Le cocktail est-il un truc de connard prétentieux ?

undefined 27 février 2020 undefined 10h46

Lisa B

9 heures du soir. Tu retrouves ton date dans un bar et vient l'heure de commander. Tu penses commencer à celler votre complicité en trinquant à la Beaufort, mais soudain, tout s'effondre. "Un cosmopolitain, s'il vous plaît", lance votre acolyte d'un ton mielleux au serveur. La déception, elle, vient innonder tes tripes encore plus vite que la pinte que tu comptais t'enfiler. Ca ne va pas être possible. Non, vraiment, ça ne va pas être possible.

Pour 1001 raisons, le cocktail, est, parmi toutes les boissons (même Cacolac, kir framboise et jus de carotte réunis), celle qui semble la plus rédhibitoire.

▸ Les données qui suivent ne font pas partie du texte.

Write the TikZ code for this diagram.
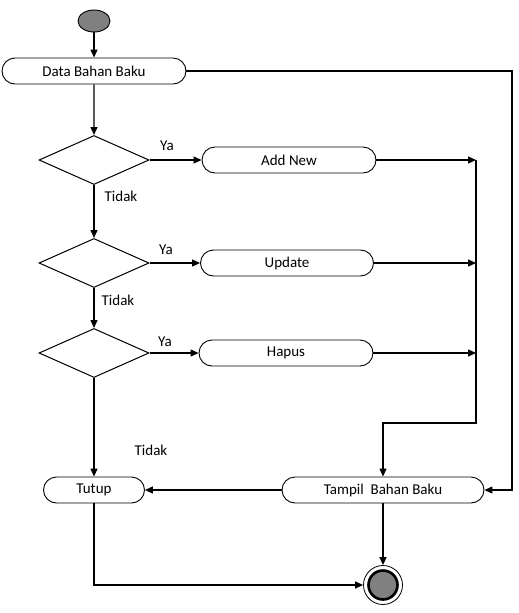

Pour lutter contre cette tendance frénétique du cocktail, tu serais même prêt à vivre encore un peu avec ta solitude. Déjà, parce que le cocktail pseudo créatif proposé par les bars coûtent 15 balles en moyenne. Davantage encore si tu te rends dans un bar spécialisé. Tu n'es pas prêt(e) à dater quelqu'un qui débourse ce prix pour un mélange de flotte, de sirop et de glaçons. Tu ne dates pas les pigeons. Tu n'es pas dupe, l'effet marketing de noms compliqués du genre "fleur rouge du Mexique" ou "baiser rose de Tahiti" n'a pas eu d'effet sur toi. La sensation d'exotisme, t'es peut-être un peu fataliste, mais tu le sais : tu ne l'auras pas à Paris dans un rade de quartier même ultra-boboisé.  

Mieux vaut boire un cocktail et être pauvre que boire une bière et être riche 

Ensuite, dans le cocktail, tu en es convaincu : c'est l'esthétisme qui prime sur l'épicurisme. Il y a tout un imaginaire guindé qui régit le monde du cocktail. On ne boit pas un cocktail pour se bourer. Un cocktail, on en boit un car c'est joli. On le déguste. C'est un accessoire. Le poid des apparences pèse lourd sur les consommateurs des cocktails. Un peu comme quand tu portes des talons et une belle robe et que du coup tu te sens obligée de bien te tenir. C'est la boisson qui veut ça : elle instaure un truc pas fun, un truc de mec qui garde le contrôle, qui se tient droit, et qui n'est pas chaud du tout pour se la coller. De toutes manières, vu le prix, mieux vaut ne pas avoir l'intention d'en prendre 10


Si ton rejet est si prégnant, ne serait-ce pas aussi car le cocktail te renvoie à ton propre formatage ? L'alcool, un peu comme tout, est un marqueur social. La bière veut dire : je suis cool, jeune, j'ai pas trop de tunes, éventuellement j'aime le goût. Le vin, en fonction de la couleur, peut vouloir dire plein de trucs : je suis un épicurien, je suis un pochtron, je suis un quarantenaire. Le cocktail dit irrémédiablement : je suis un jeune adulte CSP+ urbain en costard et possiblement prise de tête. T'as au moins ça : t'es pauvre, mais pas prise de tête.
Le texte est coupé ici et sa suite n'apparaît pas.